The Art of Dumbing Down Your Product

There are many ways for a startup to pivot. Pivots can be driven by switching target users, finding adjacent use cases, moving between industries or changing business models. One pivot method that is far less discussed and has always surprised me in how prevalent it is - is the “dumbing down your product” method.


In the past few years, I’ve seen many instances of products that only fit the early adopters niche of an industry but miss out on the vast majority of the market. The reasons behind this are usually a combination of the amount of friction the adoption of the product involves vis-a-vis the amount of market education the startup needs to perform in order to will the market into dealing with that friction.


Market education, as many founders will tell you, is far harder than it first seems at the very early stages.

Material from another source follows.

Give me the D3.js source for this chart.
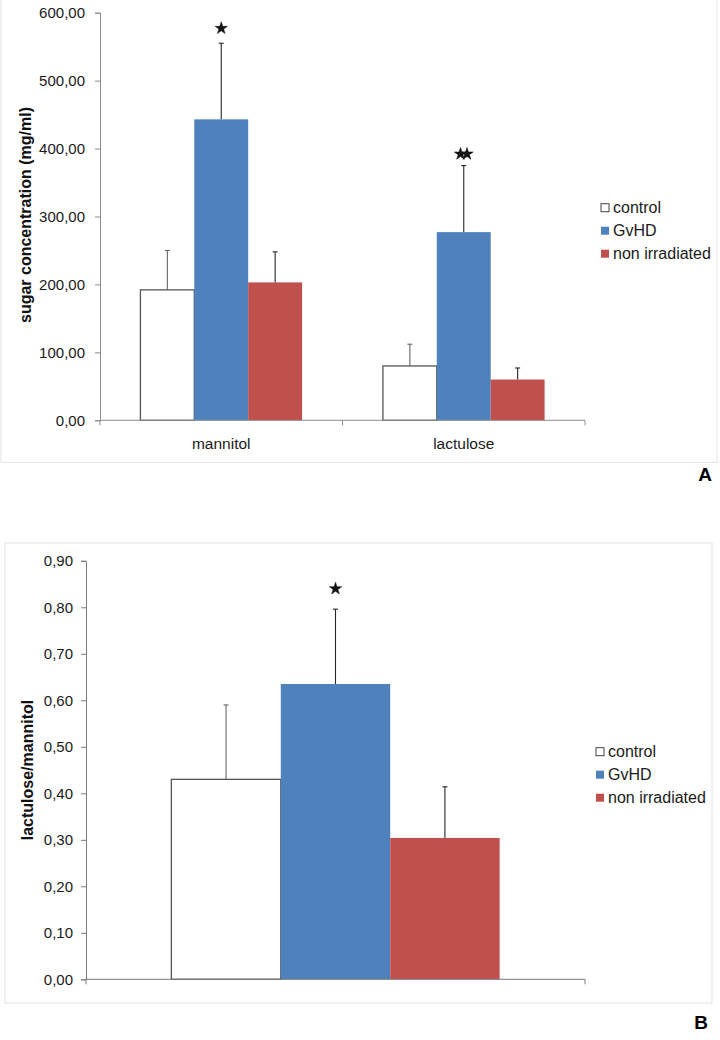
<!DOCTYPE html>
<html>
<head>
<meta charset="utf-8">
<script src="https://cdn.jsdelivr.net/npm/d3@7"></script>
<style>
  body { margin: 0; background: #fff; }
  svg { display: block; font-family: "Liberation Sans", Arial, sans-serif; }
</style>
</head>
<body>
<script>
// data
var seriesNames = ["control", "GvHD", "non irradiated"];
var seriesColors = ["#ffffff", "#4f81bd", "#c0504d"];

var sugarCategories = ["mannitol", "lactulose"];
var sugarMeans = [[192, 443, 203], [80, 277, 60]];
var sugarSD = [[58, 112, 45], [32, 98, 17]];
var sugarTicks = [0, 100, 200, 300, 400, 500, 600];
var sugarStars = [{cat: "mannitol", value: 577, n: 1}, {cat: "lactulose", value: 392, n: 2}];

var ratioCategories = [""];
var ratioMeans = [[0.43, 0.635, 0.304]];
var ratioSD = [[0.16, 0.161, 0.11]];
var ratioTicks = [0, 0.1, 0.2, 0.3, 0.4, 0.5, 0.6, 0.7, 0.8, 0.9];
var ratioStars = [{cat: "", value: 0.84, n: 1}];

var locale = d3.formatLocale({decimal: ",", thousands: ".", grouping: [3], currency: ["", ""]});
var fmt = locale.format(".2f");

var svg = d3.select("body").append("svg")
    .attr("width", 720)
    .attr("height", 1040);

function drawPanel(opt) {
  var g = svg.append("g");

  // light chart frame
  g.append("rect")
    .attr("x", opt.frame[0]).attr("y", opt.frame[1])
    .attr("width", opt.frame[2]).attr("height", opt.frame[3])
    .attr("fill", "none").attr("stroke", "#e2e2e2");

  var x = d3.scaleBand().domain(opt.categories).range(opt.xRange).padding(0);
  var inner = d3.scaleBand().domain(seriesNames).range([0, x.bandwidth()])
    .paddingInner(0).paddingOuter(opt.outerPad);
  var y = d3.scaleLinear().domain([0, opt.yMax]).range(opt.yRange);

  // y axis
  var yAxis = d3.axisLeft(y).tickValues(opt.ticks).tickFormat(fmt)
    .tickSizeOuter(0).tickSize(5).tickPadding(opt.tickPad);
  var ya = g.append("g")
    .attr("transform", "translate(" + opt.xRange[0] + ",0)")
    .call(yAxis);
  ya.select(".domain").attr("stroke", opt.axisColor);
  ya.selectAll(".tick line").attr("stroke", opt.axisColor);
  ya.selectAll(".tick text").attr("fill", "#1a1a1a")
    .style("font-size", "15px").style("font-family", "Liberation Sans, Arial, sans-serif");

  // bars
  var rows = [];
  opt.categories.forEach(function(c, i) {
    seriesNames.forEach(function(s, j) {
      rows.push({cat: c, series: s, idx: j, v: opt.means[i][j], sd: opt.sd[i][j]});
    });
  });

  g.selectAll(".bar").data(rows).enter().append("rect")
    .attr("class", "bar")
    .attr("x", function(d) { return x(d.cat) + inner(d.series); })
    .attr("width", inner.bandwidth())
    .attr("y", function(d) { return y(d.v); })
    .attr("height", function(d) { return y(0) - y(d.v); })
    .attr("fill", function(d) { return seriesColors[d.idx]; })
    .attr("stroke", function(d) { return d.idx === 0 ? "#555" : "none"; })
    .attr("stroke-width", 1.3);

  // x axis line with boundary ticks
  g.append("line")
    .attr("x1", opt.xRange[0]).attr("x2", opt.xRange[1])
    .attr("y1", y(0)).attr("y2", y(0))
    .attr("stroke", opt.axisColor);
  var bounds = opt.categories.map(function(c) { return x(c); }).concat([opt.xRange[1]]);
  g.selectAll(".xtick").data(bounds).enter().append("line")
    .attr("x1", function(d) { return d; }).attr("x2", function(d) { return d; })
    .attr("y1", y(0)).attr("y2", y(0) + 5)
    .attr("stroke", opt.axisColor);

  // error bars
  var eb = g.selectAll(".err").data(rows).enter().append("g")
    .attr("stroke", function(d) { return d.idx === 0 ? "#666" : "#262626"; })
    .attr("stroke-width", 1.1);
  eb.append("line")
    .attr("x1", function(d) { return x(d.cat) + inner(d.series) + inner.bandwidth() / 2; })
    .attr("x2", function(d) { return x(d.cat) + inner(d.series) + inner.bandwidth() / 2; })
    .attr("y1", function(d) { return y(d.v); })
    .attr("y2", function(d) { return y(d.v + d.sd); });
  eb.append("line")
    .attr("x1", function(d) { return x(d.cat) + inner(d.series) + inner.bandwidth() / 2 - 2.5; })
    .attr("x2", function(d) { return x(d.cat) + inner(d.series) + inner.bandwidth() / 2 + 2.5; })
    .attr("y1", function(d) { return y(d.v + d.sd); })
    .attr("y2", function(d) { return y(d.v + d.sd); });

  // category labels
  g.selectAll(".xlab").data(opt.categories).enter().append("text")
    .attr("x", function(d) { return x(d) + x.bandwidth() / 2; })
    .attr("y", y(0) + 29)
    .attr("text-anchor", "middle")
    .style("font-size", "15.5px").attr("fill", "#1a1a1a")
    .text(function(d) { return d; });

  // significance stars
  var star = d3.symbol().type(d3.symbolStar).size(48);
  opt.stars.forEach(function(s) {
    var cx = x(s.cat) + inner("GvHD") + inner.bandwidth() / 2;
    for (var k = 0; k < s.n; k++) {
      var off = (k - (s.n - 1) / 2) * 6.5;
      g.append("path").attr("d", star)
        .attr("transform", "translate(" + (cx + off) + "," + y(s.value) + ")")
        .attr("fill", "#111").attr("stroke", "#111").attr("stroke-width", 0.5);
    }
  });

  // y title
  g.append("text")
    .attr("transform", "translate(" + opt.titlePos[0] + "," + opt.titlePos[1] + ") rotate(-90)")
    .attr("text-anchor", "middle")
    .style("font-size", "16px").style("font-weight", "bold").attr("fill", "#111")
    .text(opt.title);

  // legend
  var lg = g.append("g").attr("transform", "translate(" + opt.legend[0] + "," + opt.legend[1] + ")");
  var item = lg.selectAll(".li").data(seriesNames).enter().append("g")
    .attr("transform", function(d, i) { return "translate(0," + (i * 23) + ")"; });
  item.append("rect")
    .attr("x", 0).attr("y", -4).attr("width", 8).attr("height", 8)
    .attr("fill", function(d, i) { return seriesColors[i]; })
    .attr("stroke", function(d, i) { return i === 0 ? "#444" : "none"; })
    .attr("stroke-width", 1);
  item.append("text")
    .attr("x", 12).attr("dy", "0.35em")
    .style("font-size", "16px").attr("fill", "#1a1a1a")
    .text(function(d) { return d; });

  // panel letter
  g.append("text")
    .attr("x", opt.letterPos[0]).attr("y", opt.letterPos[1])
    .attr("text-anchor", "middle")
    .style("font-size", "19px").style("font-weight", "bold").attr("fill", "#000")
    .text(opt.letter);
}

drawPanel({
  frame: [1, -1, 716, 463.5],
  categories: sugarCategories,
  means: sugarMeans,
  sd: sugarSD,
  ticks: sugarTicks,
  stars: sugarStars,
  yMax: 600,
  xRange: [100, 585],
  yRange: [420.3, 12.7],
  outerPad: 0.75,
  tickPad: 10,
  axisColor: "#8c8c8c",
  title: "sugar concentration (mg/ml)",
  titlePos: [31, 215],
  legend: [601, 207.7],
  letter: "A",
  letterPos: [705, 481]
});

drawPanel({
  frame: [5, 543, 707, 460],
  categories: ratioCategories,
  means: ratioMeans,
  sd: ratioSD,
  ticks: ratioTicks,
  stars: ratioStars,
  yMax: 0.9,
  xRange: [86, 585],
  yRange: [979.3, 560.8],
  outerPad: 0.78,
  tickPad: 8,
  axisColor: "#7a7a7a",
  title: "lactulose/mannitol",
  titlePos: [33, 770],
  legend: [596, 751.7],
  letter: "B",
  letterPos: [701, 1029]
});
</script>
</body>
</html>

It is a continuous process that never really ends. Sometimes, it is better to let the market educate you than to be the educator.


A few years ago, I examined an investment opportunity in a startup that started off as an AR glasses company but eventually dumbed it down to a product that essentially replaced excel files. The technological gap between these two offerings, needless to say, is vast. But that is what the customers could adopt more easily to solve a particular problem at that point in time. Oftentimes, customers know better than us what they need right now (though admittedly, it’s not always that simple). And while educating a workforce to work with new AR hardware could be more beneficial in the long term, on the whole, making a more gradual technological hop could be a better fit for the situation.


To be clear, I am not advocating for less ambitious technological leaps - every now and then a startup arrives with the right approach that does move everything forward in a way that no one expected. That’s critical. And yet, I would argue that that happens when the technology does most of the leaping forward, while the user can still advance at his gradual pace. Also, these are usually the exception to the rule. And that is why dumbing down a product is really more of an art than a science. Founders need to be very precise in pushing markets forward while not pushing them too hard.